Ryanair handed Boeing its largest European order on Tuesday with a deal worth $16-billion (U.S.) at list prices to buy 175 passenger jets, boosting the U.S. plane maker and underlining the Irish airline's domination of Europe's low-cost market.
The delivery of current-generation 737-800s will increase Ryanair's fleet to 400 planes from 300 at present, as old planes are retired, allowing it to increase passenger numbers by 25 per cent over the next five years as rivals plan capacity cuts.
The order, which is subject to Ryanair shareholder approval, maintains the Irish airline as one of the few remaining all-Boeing carriers and is a welcome lift to the U.S. company after Indonesia's Lion Air on Monday picked European rival Airbus in a $24-billion mega-order.
Lion Air had been an exclusively Boeing customer for jets.
The industry benchmark 737-800 model, a 189-seat aircraft whose main competitor is the Airbus A320, is worth $89.1-million at list prices, but large orders attract steep discounts and industry appraisers value the plane closer to $40-million.
"This deal embeds our cost advantage and pricing advantage over our European competitors," Ryanair chief executive Michael O'Leary told Reuters in a telephone interview.
"Hopefully it will help refocus people's minds on the fact that Boeing continues to deliver great aircraft and is growing strongly, rather than a minor issue on the 787," he said.
O'Leary, who has a reputation for securing bargain aircraft orders during industry slumps, declined to say how much of a discount he obtained for the order, but he said Boeing's struggles with the 787 had created an opportunity for both sides.
Reuters reported exclusively in late January that Ryanair was closing on a deal for at least 150 current-generation 737 jets to be completed within weeks. Ryanair denied the story at the time.
Boeing Commercial Airplanes Chief Executive Ray Conner said Boeing has not had any difficulty closing major aircraft orders despite the ongoing battery problems with its 787 passenger jet.
"We compartmentalize that. We have a lot of people working on the 787 situation ... We're working on producing 787s as we get the battery situation solved," Conner said at a New York news conference on Tuesday.
"This order puts Ryanair back on track for growth at a time when many European airlines are shrinking," said Donal O'Neill, an analyst with Goodbody Stockbrokers in Dublin.
"For Boeing it keeps a major customer on board and helps position it to hook Ryanair for an order of the (next-generation) 737-Max in a few year's time."

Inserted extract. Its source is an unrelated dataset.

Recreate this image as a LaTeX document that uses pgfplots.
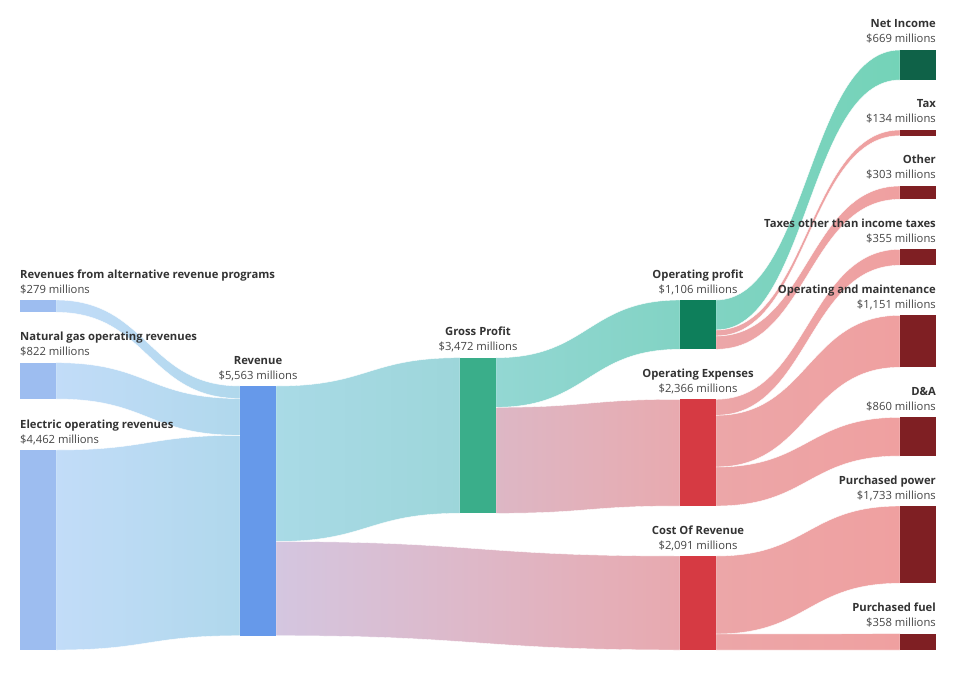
\documentclass[border=0pt]{standalone}
\usepackage{pgfplots}
\pgfplotsset{compat=1.18}
\usepackage{fontspec}
\setmainfont{Open Sans}
\definecolor{nodeA}{HTML}{9DBDF0}
\definecolor{nodeRev}{HTML}{6699EA}
\definecolor{nodeGP}{HTML}{3AAE8A}
\definecolor{nodeOP}{HTML}{0E7F5B}
\definecolor{nodeNI}{HTML}{0F6248}
\definecolor{nodeEx}{HTML}{D63A43}
\definecolor{nodeLf}{HTML}{7F1F23}
\definecolor{txtN}{HTML}{333333}
\definecolor{txtV}{HTML}{444444}
\definecolor{lBlueL}{HTML}{C2DCF8}
\definecolor{lBlueR}{HTML}{B0D8EC}
\definecolor{lCyanL}{HTML}{A9DAE6}
\definecolor{lCyanR}{HTML}{9DD6DA}
\definecolor{lPurL}{HTML}{D4C6E0}
\definecolor{lPurR}{HTML}{E8A9AF}
\definecolor{lTealL}{HTML}{93D7D3}
\definecolor{lTealR}{HTML}{82D3C4}
\definecolor{lRoseL}{HTML}{DDB7C5}
\definecolor{lRoseR}{HTML}{E8AAAF}
\definecolor{lGrnL}{HTML}{80D3C2}
\definecolor{lGrnR}{HTML}{74D3B8}
\definecolor{lPinkL}{HTML}{ECA6A8}
\definecolor{lPinkR}{HTML}{EFA0A0}
% link: x0, x1, xm, y0top, y0bot, y1top, y1bot, left colour, right colour
\newcommand{\link}[9]{%
  \shade[left color=#8, right color=#9, draw=white, line width=0.4pt]
  (#1,#4) .. controls (#3,#4) and (#3,#6) .. (#2,#6) -- (#2,#7)
  .. controls (#3,#7) and (#3,#5) .. (#1,#5) -- cycle;}
\newcommand{\nodebox}[5]{%
  \addplot[fill=#5, draw=none] coordinates {(#1,#3) (#2,#3) (#2,#4) (#1,#4)} -- cycle;}
\newcommand{\lab}[5]{% x, top, anchor side, name, value
  \node[anchor=base #3, inner sep=0pt, font=\fontsize{11.3}{13}\selectfont\bfseries, text=txtN] at (#1,#2-22) {#4};
  \node[anchor=base #3, inner sep=0pt, font=\fontsize{11.3}{13}\selectfont, text=txtV] at (#1,#2-7) {#5};}
\begin{document}
\begin{tikzpicture}
\begin{axis}[
  x=1bp, y=1bp, y dir=reverse,
  xmin=0, xmax=956, ymin=0, ymax=676,
  scale only axis, hide axis, clip=false,
]
\addplot[draw=none] coordinates {(0,0) (956,676)};
% links
\link{56}{240}{148}{300}{312.3}{386}{398.5}{lBlueL}{lBlueR}
\link{56}{240}{148}{362.7}{399}{398.5}{435.3}{lBlueL}{lBlueR}
\link{56}{240}{148}{450}{650}{435.3}{635.7}{lBlueL}{lBlueR}
\link{276}{460}{368}{386}{541.5}{357.7}{513.3}{lCyanL}{lCyanR}
\link{276}{680}{478}{541.5}{635.7}{556}{650}{lPurL}{lPurR}
\link{496}{680}{588}{357.7}{407.3}{300}{349.3}{lTealL}{lTealR}
\link{496}{680}{588}{407.3}{513.3}{399.3}{506}{lRoseL}{lRoseR}
\link{716}{900}{808}{300}{330}{50}{80}{lGrnL}{lGrnR}
\link{716}{900}{808}{330}{336}{130}{135.7}{lPinkL}{lPinkR}
\link{716}{900}{808}{336}{349.3}{186}{199.3}{lPinkL}{lPinkR}
\link{716}{900}{808}{399.3}{415.3}{249.3}{265.3}{lPinkL}{lPinkR}
\link{716}{900}{808}{415.3}{467}{315.3}{367.3}{lPinkL}{lPinkR}
\link{716}{900}{808}{467}{506}{417.3}{456}{lPinkL}{lPinkR}
\link{716}{900}{808}{556}{634}{506}{583.3}{lPinkL}{lPinkR}
\link{716}{900}{808}{634}{650}{633.7}{650}{lPinkL}{lPinkR}
% nodes
\nodebox{20}{56}{300}{312.3}{nodeA}
\nodebox{20}{56}{362.7}{399}{nodeA}
\nodebox{20}{56}{450}{650}{nodeA}
\nodebox{240}{276}{386}{635.7}{nodeRev}
\nodebox{460}{496}{357.7}{513.3}{nodeGP}
\nodebox{680}{716}{300}{349.3}{nodeOP}
\nodebox{680}{716}{399.3}{506}{nodeEx}
\nodebox{680}{716}{556}{650}{nodeEx}
\nodebox{900}{936}{50}{80}{nodeNI}
\nodebox{900}{936}{130}{135.7}{nodeLf}
\nodebox{900}{936}{186}{199.3}{nodeLf}
\nodebox{900}{936}{249.3}{265.3}{nodeLf}
\nodebox{900}{936}{315.3}{367.3}{nodeLf}
\nodebox{900}{936}{417.3}{456}{nodeLf}
\nodebox{900}{936}{506}{583.3}{nodeLf}
\nodebox{900}{936}{633.7}{650}{nodeLf}
% labels
\lab{20}{300}{west}{Revenues from alternative revenue programs}{\$279 millions}
\lab{20}{362.7}{west}{Natural gas operating revenues}{\$822 millions}
\lab{20}{450}{west}{Electric operating revenues}{\$4,462 millions}
\lab{258}{386}{}{Revenue}{\$5,563 millions}
\lab{478}{357.7}{}{Gross Profit}{\$3,472 millions}
\lab{698}{300}{}{Operating profit}{\$1,106 millions}
\lab{698}{399.3}{}{Operating Expenses}{\$2,366 millions}
\lab{698}{556}{}{Cost Of Revenue}{\$2,091 millions}
\lab{936}{50}{east}{Net Income}{\$669 millions}
\lab{936}{130}{east}{Tax}{\$134 millions}
\lab{936}{186}{east}{Other}{\$303 millions}
\lab{936}{249.3}{east}{Taxes other than income taxes}{\$355 millions}
\lab{936}{315.3}{east}{Operating and maintenance}{\$1,151 millions}
\lab{936}{417.3}{east}{D\&A}{\$860 millions}
\lab{936}{506}{east}{Purchased power}{\$1,733 millions}
\lab{936}{633.7}{east}{Purchased fuel}{\$358 millions}
\end{axis}
\end{tikzpicture}
\end{document}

The Ryanair deal is a timely boost to Boeing, which last week won U.S. approval for test flights for its new 787 Dreamliner, which has been grounded for two months after batteries burned on two of the jets in January.
The U.S. Federal Aviation Administration last week approved Boeing's plan for testing a revamped battery system for the plane, including tests Boeing had helped develop but not previously used.
Boeing predicted the plane would be back in service in weeks, not months, but its biggest 787 customer, All Nippon Airways, said that prediction was too uncertain for it to base planning on.
The Ryanair deal will also provide Boeing with a smooth transition to its new 737 Max aircraft, scheduled to enter service in 2017.
Boeing and Airbus are upgrading their medium-haul passenger models to offer about 15 per cent fuel savings from the middle of the decade, raising the prospect of bargains on the outgoing models to help manufacturers ensure steady production.
O'Leary said the fact that the 737 provided nine more seats than the A320, which is due to be revamped with fuel efficient engines in 2016, was more important to Ryanair than any possible fuel savings.